As we survey a men’s game so dominated by players from Europe, it is instructive to look back to an earlier era when the United States and Australia were dominant and Europe was decidedly in the 2nd division .
Current European dominance was perfectly exemplified by the recent Australian Open. The quarter-final and semi-finals of that event were overwhelmingly European encounters. Whatever one’s views on the debate over future British participation in the European Union, the geographical fact remains that two Europeans, in the shape of Murray and Djokovic, are the contenders in the Australian final.
Fifty years ago, those stages of the draw were overwhelmingly Australian and at the US National Championships at Forest Hills, overwhelmingly American encounters. Furthermore, the Challenge Round of the Davis Cup was competed for by the US and Australia, the former winning by a narrow 3-2. This was the norm in international tennis at the time and very few, either nations or individuals, could rival their joint superiority. Even more so, the then burgeoning professional game was also dominated by these two nations: Rod Laver, Ken Rosewall, Lew Hoad, Pancho Gonzales, Tony Trabert, Frank Sedgeman, Earl Bucholz, the most illustrious among them.
Over those years, we have seen the rise of Europe (in both men’s and women’s tennis) and the demise of both Australia and the US. This shift in the balance in international tennis has been most evident since the turn of the millennium. The passing of Sampras, Agassi, Rafter, Phillipousis and Hewitt and the rise of Federer, Nadal, Djokovic, Murray and many others has signalled this shift. The fact that there has been no meaningful replenishment of past Australian and American talent at the very top has been noteworthy. Although American and Australian talent has been there or thereabouts (Isner, Fish, Tomic and a few others), it has not really threatened the talent at the top of the game. By contrast, European talent down the pecking order has shown its capacity to pose a potent threat to the Top Quartet, through such players as Tsonga and Ferrer. Why is that so?

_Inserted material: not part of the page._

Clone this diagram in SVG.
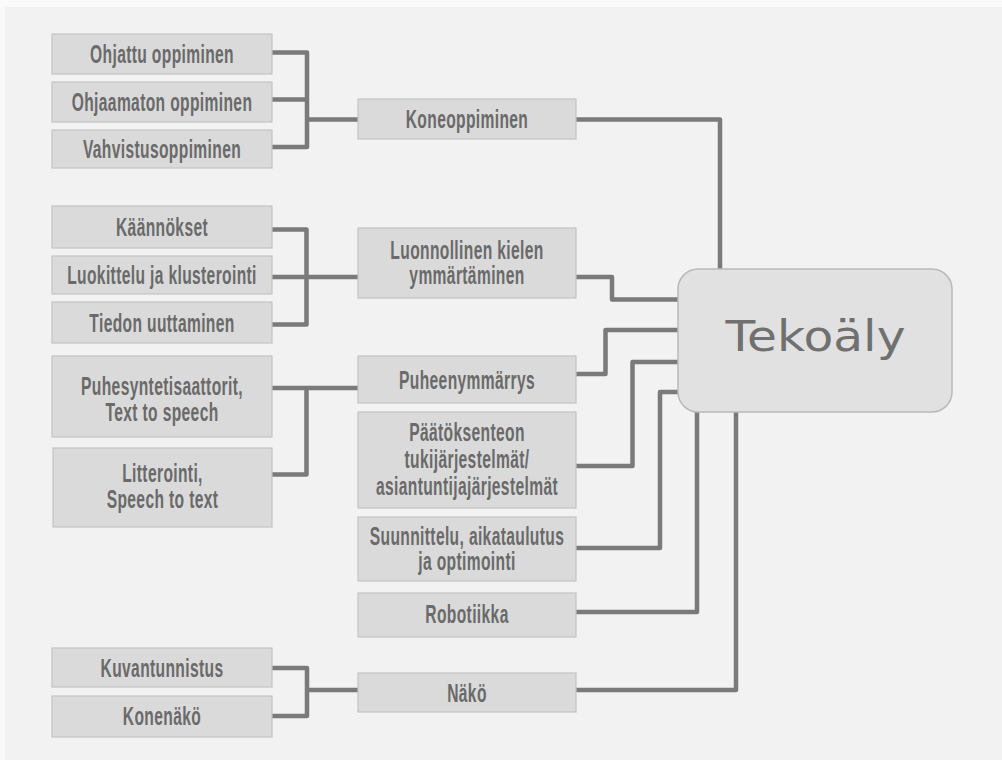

In the US, the college breeding ground continues healthy, but more of its scholarship stars now come from outside the US. What is clear is that unlike in periods in the past, reality on the ground has shown that there is no longer that swift and easy transition from the US collegiate game to the higher levels of the professional game. This is not intended to decry the level of talent in the US collegiate game which remains high, but simplify to highlight how the dynamics and centres of power in the international game have changed. Australia, which does not have the same well-developed collegiate system as exists in the US, has also seen the relative success of its upcoming talent dwindle, but largely for different reasons.
Many would say that tennis has suffered due to it having to compete for attention with an ever-expanding range of sports (basketball, football and baseball the most popular in the US and rugby (two codes), cricket and Aussie Rules in Australia). These sports attract people from a young age, many of whom are then forever lost to tennis. Given the head start offered by youth starting tennis at an early age, this is critical. Can it also be said that, even despite the huge efforts to widen the base of tennis worldwide, it has found it hard to shrug off its ‘elitist’ tag? Image is everything in modern life, it seems, and the aura a sport gives off affects the level of its appeal. No matter how much effort that has been put in on the ground to democratise the sport, perhaps it is more difficult to change lingering public images (real or distorted).
One would imagine that the same argument would equally apply to the sport in Europe. All of Europe is football mad and other sports also compete with tennis for attention, yet tennis in Europe has burgeoned. The Central/Eastern Europeans and the Spaniards are strongly to the forefront, in two parts of the continent where the appeal of football is particularly strong. In the case of Central/Eastern Europe, the efforts of these societies’ public authorities to invest in and develop tennis over many years have borne fruit in recent years. Buoyed up by some ‘early wins’ in the early years of professional tennis through the successes of Nastase, Tiriac, Kodes, Lendl, Navratilova, Sukova et al and the later successes of Ivanisevic, Mecir, Djokovic (and the many talented women), that part of Europe is now widely recognised as a tennis ‘centre of excellence’.
The ups and downs of international tennis fortune would suggest that the basic laws of physics also apply to the human realm. In the far distant past, Britain and France had their ‘place in the sun’, as did Australia and the United States subsequently. Now, it seems that the cycle has simply moved in Europe’s direction. Or is there a much more long term trend at play here? With a few exceptions in the US and Australian game, the burgeoning talent continues to come mainly from Europe, (not surprisingly) building on the momentum provided by current and past generations of European talent. This is not to say that some new ‘supernova’ will not emerge from either Australia or America to set the tennis world alight. With both countries’ traditions and tennis infrastructures, this is always a live possibility. Yet, we are still waiting. As the Grand Slam events and the ATP tour demonstrate very clearly, the Europeans continue to hold a firm grip on the men’s game, a grip they seem likely to reinforce for the foreseeable future. Maybe the next ‘supernova’ will come from one of the dynamic BRIC economies (Brazil, Russia, India, China) as the centre of economic and power moves away from the US/Europe nexus. Now that would be interesting.